Print word for word the first line of the listing below and every line after it, through the line with "plt.rcParams['mathtext.default'] = 'regular'". Leave out the pictures and the rest.

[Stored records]
********

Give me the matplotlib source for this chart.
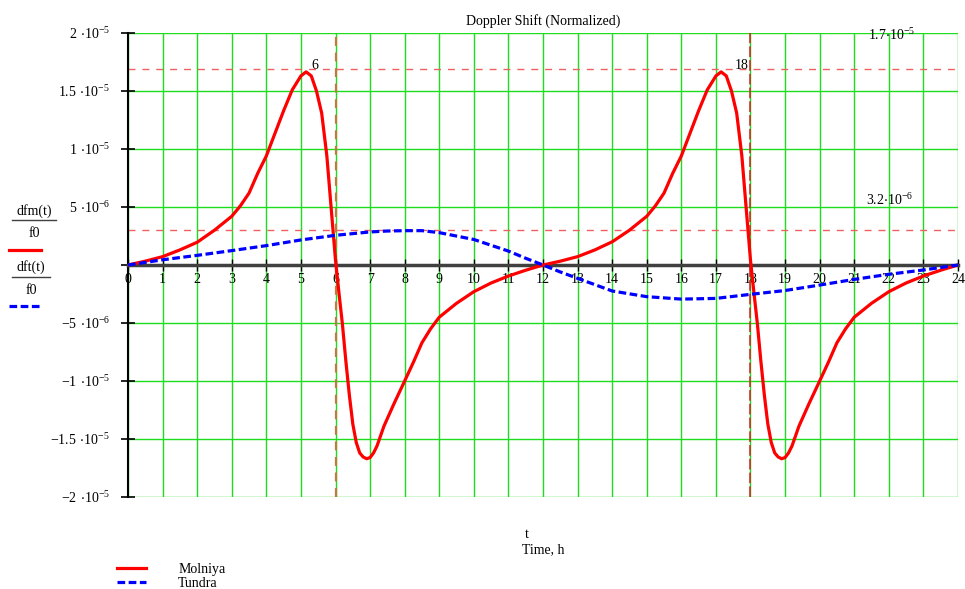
import numpy as np
import matplotlib
matplotlib.use("Agg")
import matplotlib.pyplot as plt
import matplotlib.transforms as mtransforms
from matplotlib.lines import Line2D

plt.rcParams['font.family'] = ['Liberation Serif', 'DejaVu Serif']
plt.rcParams['mathtext.fontset'] = 'custom'
plt.rcParams['mathtext.rm'] = 'Liberation Serif'
plt.rcParams['mathtext.default'] = 'regular'

## Data (values in units of 1e-6)
t_molniya = [0, 0.5, 1, 1.5, 2, 2.5, 3, 3.25, 3.5, 3.75, 4, 4.25, 4.5, 4.75, 5, 5.15, 5.3,
             5.45, 5.6, 5.75, 5.85, 6, 6.1, 6.2, 6.3, 6.4, 6.5, 6.6, 6.7, 6.8, 6.9, 7, 7.1,
             7.2, 7.4, 7.7, 8, 8.25, 8.5, 8.75, 9, 9.5, 10, 10.5, 11, 11.5,
             12, 12.5, 13, 13.5, 14, 14.5, 15, 15.25, 15.5, 15.75, 16, 16.25, 16.5, 16.75, 17,
             17.15, 17.3, 17.45, 17.6, 17.75, 17.85, 18, 18.1, 18.2, 18.3, 18.4, 18.5, 18.6,
             18.7, 18.8, 18.9, 19, 19.1, 19.2, 19.4, 19.7, 20, 20.25, 20.5, 20.75, 21, 21.5,
             22, 22.5, 23, 23.5, 24]
molniya = [0, 0.33, 0.72, 1.3, 1.96, 3.0, 4.2, 5.1, 6.2, 7.9, 9.4, 11.35, 13.3, 15.1, 16.3,
           16.65, 16.3, 15.0, 13.1, 9.4, 5.8, 0.4, -2.4, -5.1, -8.3, -11.2, -13.7, -15.3,
           -16.2, -16.55, -16.7, -16.6, -16.2, -15.6, -13.9, -11.9, -10.0, -8.4, -6.7, -5.5,
           -4.5, -3.3, -2.3, -1.55, -0.95, -0.45,
           0, 0.33, 0.72, 1.3, 2.0, 3.0, 4.2, 5.1, 6.2, 7.9, 9.4, 11.35, 13.3, 15.1, 16.3,
           16.65, 16.3, 15.0, 13.1, 9.4, 5.8, 0.4, -2.4, -5.1, -8.3, -11.2, -13.7, -15.3,
           -16.2, -16.55, -16.7, -16.6, -16.2, -15.6, -13.9, -11.9, -10.0, -8.4, -6.7, -5.5,
           -4.5, -3.3, -2.3, -1.55, -0.95, -0.45, 0]

t_tundra = [0, 1, 2, 3, 4, 5, 6, 7, 7.5, 8, 8.5, 9, 10, 11, 11.5, 12, 12.5, 13, 14, 15, 16, 17, 18,
            19, 20, 21, 22, 23, 24]
tundra = [0, 0.45, 0.83, 1.24, 1.67, 2.16, 2.56, 2.85, 2.93, 2.96, 2.96, 2.79, 2.2, 1.2, 0.58, 0,
          -0.6, -1.15, -2.24, -2.73, -2.94, -2.88, -2.53, -2.2, -1.73, -1.24, -0.8, -0.43, 0]

markers_t = [6, 18]
markers_y = [16.9, 3.0]
marker_labels = [r'$1.7{\cdot}10^{-5}$', r'$3.2{\cdot}10^{-6}$']

yticks = [-20, -15, -10, -5, 0, 5, 10, 15, 20]
ytick_labels = [r'$-2\ {\cdot}10^{-5}$', r'$-1.5\ {\cdot}10^{-5}$', r'$-1\ {\cdot}10^{-5}$',
                r'$-5\ {\cdot}10^{-6}$', '', r'$5\ {\cdot}10^{-6}$', r'$1\ {\cdot}10^{-5}$',
                r'$1.5\ {\cdot}10^{-5}$', r'$2\ {\cdot}10^{-5}$']

scale = 1e-6

fig = plt.figure(figsize=(9.65, 5.89), dpi=100)
ax = fig.add_axes([128 / 965, 1 - 497 / 589, 830 / 965, 464 / 589])

## grid and reference lines
ax.grid(True, color='#1edc1e', lw=1.0)
for y in markers_y:
    ax.axhline(y * scale, color='#f06060', lw=1.0, dashes=(5, 5), zorder=2)
ax.axvline(markers_t[0], color='#c07a40', lw=1.6, dashes=(4, 3), zorder=2)
ax.axvline(markers_t[1], color='#d82020', lw=1.1, dashes=(7, 2), zorder=2)

## curves
line_m, = ax.plot(t_molniya, np.array(molniya) * scale, color='#ff0000', lw=2.3,
                  solid_joinstyle='round', zorder=3)
line_t, = ax.plot(t_tundra, np.array(tundra) * scale, color='#0000ff', lw=2.3,
                  dashes=(2.4, 1.1), zorder=3)

ax.set_xlim(0, 24)
ax.set_ylim(-2e-5, 2e-5)
ax.set_xticks(range(0, 25))
ax.set_yticks(np.array(yticks) * scale)
ax.set_yticklabels(ytick_labels, fontsize=10)
ax.tick_params(axis='x', direction='inout', length=9, width=1, pad=1, labelsize=10)
ax.tick_params(axis='y', direction='inout', length=10, width=1.2, pad=8)
shift = mtransforms.ScaledTranslation(3 / 100, 0, fig.dpi_scale_trans)
for lab in ax.get_xticklabels():
    lab.set_transform(lab.get_transform() + shift)
ax.spines['bottom'].set_position(('data', 0))
ax.spines['bottom'].set_color('#404040')
ax.spines['bottom'].set_linewidth(2.5)
ax.spines['left'].set_linewidth(1.5)
ax.spines['top'].set_visible(False)
ax.spines['right'].set_visible(False)

## marker labels
ax.text(5.3, 17.2 * scale, '6', fontsize=10, ha='left', va='center')
ax.text(17.95, 17.2 * scale, '18', fontsize=10, ha='right', va='center')
ax.text(21.4, 19.8 * scale, marker_labels[0], fontsize=10, ha='left', va='center')
ax.text(21.35, 5.6 * scale, marker_labels[1], fontsize=10, ha='left', va='center')

ax.set_title('Doppler Shift (Normalized)', fontsize=10, pad=6)

## y label block on the left
fig.text(34 / 965, 1 - 211 / 589, 'dfm(t)', fontsize=10, ha='center', va='center')
fig.add_artist(Line2D([12 / 965, 56 / 965], [1 - 220 / 589] * 2, color='#404040', lw=1))
fig.text(34 / 965, 1 - 233 / 589, 'f0', fontsize=10, ha='center', va='center')
fig.add_artist(Line2D([9 / 965, 41 / 965], [1 - 250 / 589] * 2, color='#ff0000', lw=2.3))
fig.text(31 / 965, 1 - 267 / 589, 'dft(t)', fontsize=10, ha='center', va='center')
fig.add_artist(Line2D([12 / 965, 50 / 965], [1 - 277 / 589] * 2, color='#404040', lw=1))
fig.text(31 / 965, 1 - 291 / 589, 'f0', fontsize=10, ha='center', va='center')
fig.add_artist(Line2D([9 / 965, 41 / 965], [1 - 306 / 589] * 2, color='#0000ff', lw=2.3,
                      dashes=(2.4, 1.1)))

## x labels
fig.text(527 / 965, 1 - 535 / 589, 't', fontsize=10, ha='center', va='center')
fig.text(543 / 965, 1 - 550 / 589, 'Time, h', fontsize=10, ha='center', va='center')

## legend
fig.legend([line_m, line_t], ['Molniya', 'Tundra'], loc='upper left',
           bbox_to_anchor=(110 / 965, 1 - 556 / 589), frameon=False, fontsize=10,
           handlelength=2.1, handletextpad=2.3, labelspacing=0.05, borderpad=0)

fig.savefig('out.png', dpi=100)
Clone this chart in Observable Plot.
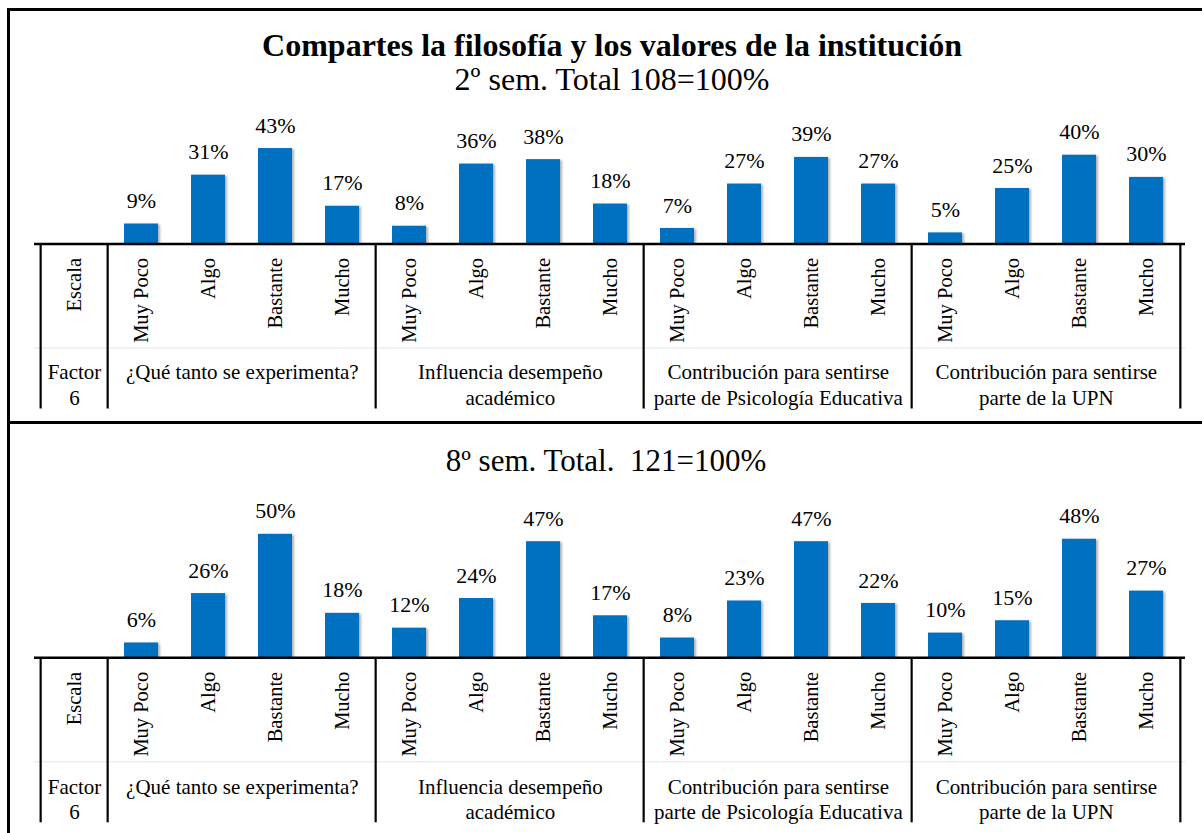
<!DOCTYPE html>
<html>
<head>
<meta charset="utf-8">
<script src="https://cdn.jsdelivr.net/npm/d3@7"></script>
<script src="https://cdn.jsdelivr.net/npm/@observablehq/plot@0.6"></script>
<style>
  html, body { margin: 0; padding: 0; background: #fff; overflow: hidden; }
  #root { position: relative; width: 1202px; height: 833px; overflow: hidden; font-family: "Liberation Serif", "Times New Roman", serif; color: #000; }
  .box { position: absolute; left: 7px; width: 1300px; border-top: 3px solid #000; border-left: 3px solid #000; }
  .ttl { position: absolute; left: 0; width: 1224px; text-align: center; white-space: pre; }
  .panel { position: absolute; left: 0; }
  .panel svg, .panel svg text { font-family: "Liberation Serif", "Times New Roman", serif !important; }
  .panel svg g[aria-label="bar"] { filter: drop-shadow(2px 1px 1.2px rgba(0,0,0,0.3)); }
</style>
</head>
<body>
<div id="root">
  <div class="box" style="top:8px;height:900px;"></div>
  <div class="box" style="top:421px;height:500px;"></div>
  <div class="ttl" style="top:27px;font-size:32px;line-height:36px;font-weight:bold;">Compartes la filosofía y los valores de la institución</div>
  <div class="ttl" id="sub1" style="top:61px;font-size:32px;line-height:36px;"></div>
  <div class="ttl" id="sub2" style="top:443px;left:-6px;font-size:31px;line-height:36px;"></div>
  <div class="panel" id="p1" style="top:100px;"></div>
  <div class="panel" id="p2" style="top:482px;"></div>
</div>
<script>
// ---- data ----
const scaleLevels = ["Muy Poco", "Algo", "Bastante", "Mucho"];
const factorGroups = [
  "¿Qué tanto se experimenta?",
  "Influencia desempeño\nacadémico",
  "Contribución para sentirse\nparte de Psicología Educativa",
  "Contribución para sentirse\nparte de la UPN"
];
const headerScale = "Escala";
const headerFactor = "Factor\n6";
const subtitle2 = "2º sem. Total 108=100%";
const subtitle8 = "8º sem. Total.  121=100%";
const sem2Values = [9, 31, 43, 17, 8, 36, 38, 18, 7, 27, 39, 27, 5, 25, 40, 30];
const sem8Values = [6, 26, 50, 18, 12, 24, 47, 17, 8, 23, 47, 22, 10, 15, 48, 27];

document.getElementById("sub1").textContent = subtitle2;
document.getElementById("sub2").textContent = subtitle8;

const keys = [];
factorGroups.forEach((g, gi) => scaleLevels.forEach(s => keys.push(gi + "|" + s)));

function panel(values, pxPerPct, axisTop, labelDy) {
  // axisTop: distance (px) from svg top to the baseline axis
  const tableDepth = 166;
  const height = axisTop + tableDepth;
  const left = 34, right = 1185, width = 1202;
  const step = (right - left) / (keys.length + 1);
  const yMin = -tableDepth / pxPerPct;
  const yMax = axisTop / pxPerPct;
  const lineEnd = -165 / pxPerPct;
  const rows = keys.map((k, i) => ({key: k, level: scaleLevels[i % 4], value: values[i]}));
  const groupMid = factorGroups.map((g, gi) => ({key: keys[gi * 4 + 1], label: g}));
  const leftEdges = [headerScale, ...factorGroups.map((g, gi) => keys[gi * 4])];
  const font = {fontFamily: "Liberation Serif", fill: "#000"};
  return Plot.plot({
    width, height,
    marginLeft: left, marginRight: width - right, marginTop: 0, marginBottom: 0,
    x: {type: "band", domain: [headerScale, ...keys], paddingInner: 0.5, paddingOuter: 0.25, axis: null},
    y: {domain: [yMin, yMax], axis: null},
    style: {background: "transparent", overflow: "visible"},
    marks: [
      Plot.barY(rows, {x: "key", y: "value", fill: "#0070C0"}),
      Plot.text(rows, {x: "key", y: "value", text: d => d.value + "%", dy: -23, fontSize: 22, ...font}),
      Plot.ruleY([0], {dy: 104, stroke: "#e4e4e4", strokeWidth: 1}),
      Plot.ruleY([0], {stroke: "#000", strokeWidth: 2.5}),
      Plot.ruleX(leftEdges, {x: d => d, dx: -step / 2, y1: 0, y2: lineEnd, stroke: "#000", strokeWidth: 2.2}),
      Plot.ruleX([keys[keys.length - 1]], {x: d => d, dx: step / 2, y1: 0, y2: lineEnd, stroke: "#000", strokeWidth: 2.2}),
      Plot.text(rows, {x: "key", y: 0, text: "level", rotate: -90, textAnchor: "end", dy: 14, fontSize: 20.5, ...font}),
      Plot.text([headerScale], {x: d => d, y: 0, text: d => d, rotate: -90, textAnchor: "end", dy: 14, fontSize: 20.5, ...font}),
      Plot.text([headerFactor], {x: () => headerScale, y: 0, text: d => d, lineAnchor: "top", lineHeight: 1.2, dy: labelDy, fontSize: 21, ...font}),
      Plot.text(groupMid, {x: "key", y: 0, text: "label", dx: step / 2, lineAnchor: "top", lineHeight: 1.2, dy: labelDy, fontSize: 21, ...font})
    ]
  });
}

document.getElementById("p1").appendChild(panel(sem2Values, 2.22, 143.5, 117.5));
document.getElementById("p2").appendChild(panel(sem8Values, 2.47, 175.3, 118.5));
</script>
</body>
</html>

********

Right answer
Give me the matplotlib source for this chart.
import numpy as np
import matplotlib
matplotlib.use("Agg")
import matplotlib.pyplot as plt
import matplotlib.transforms as mtransforms
from matplotlib.lines import Line2D

plt.rcParams['font.family'] = ['Liberation Serif', 'DejaVu Serif']
plt.rcParams['mathtext.fontset'] = 'custom'
plt.rcParams['mathtext.rm'] = 'Liberation Serif'
plt.rcParams['mathtext.default'] = 'regular'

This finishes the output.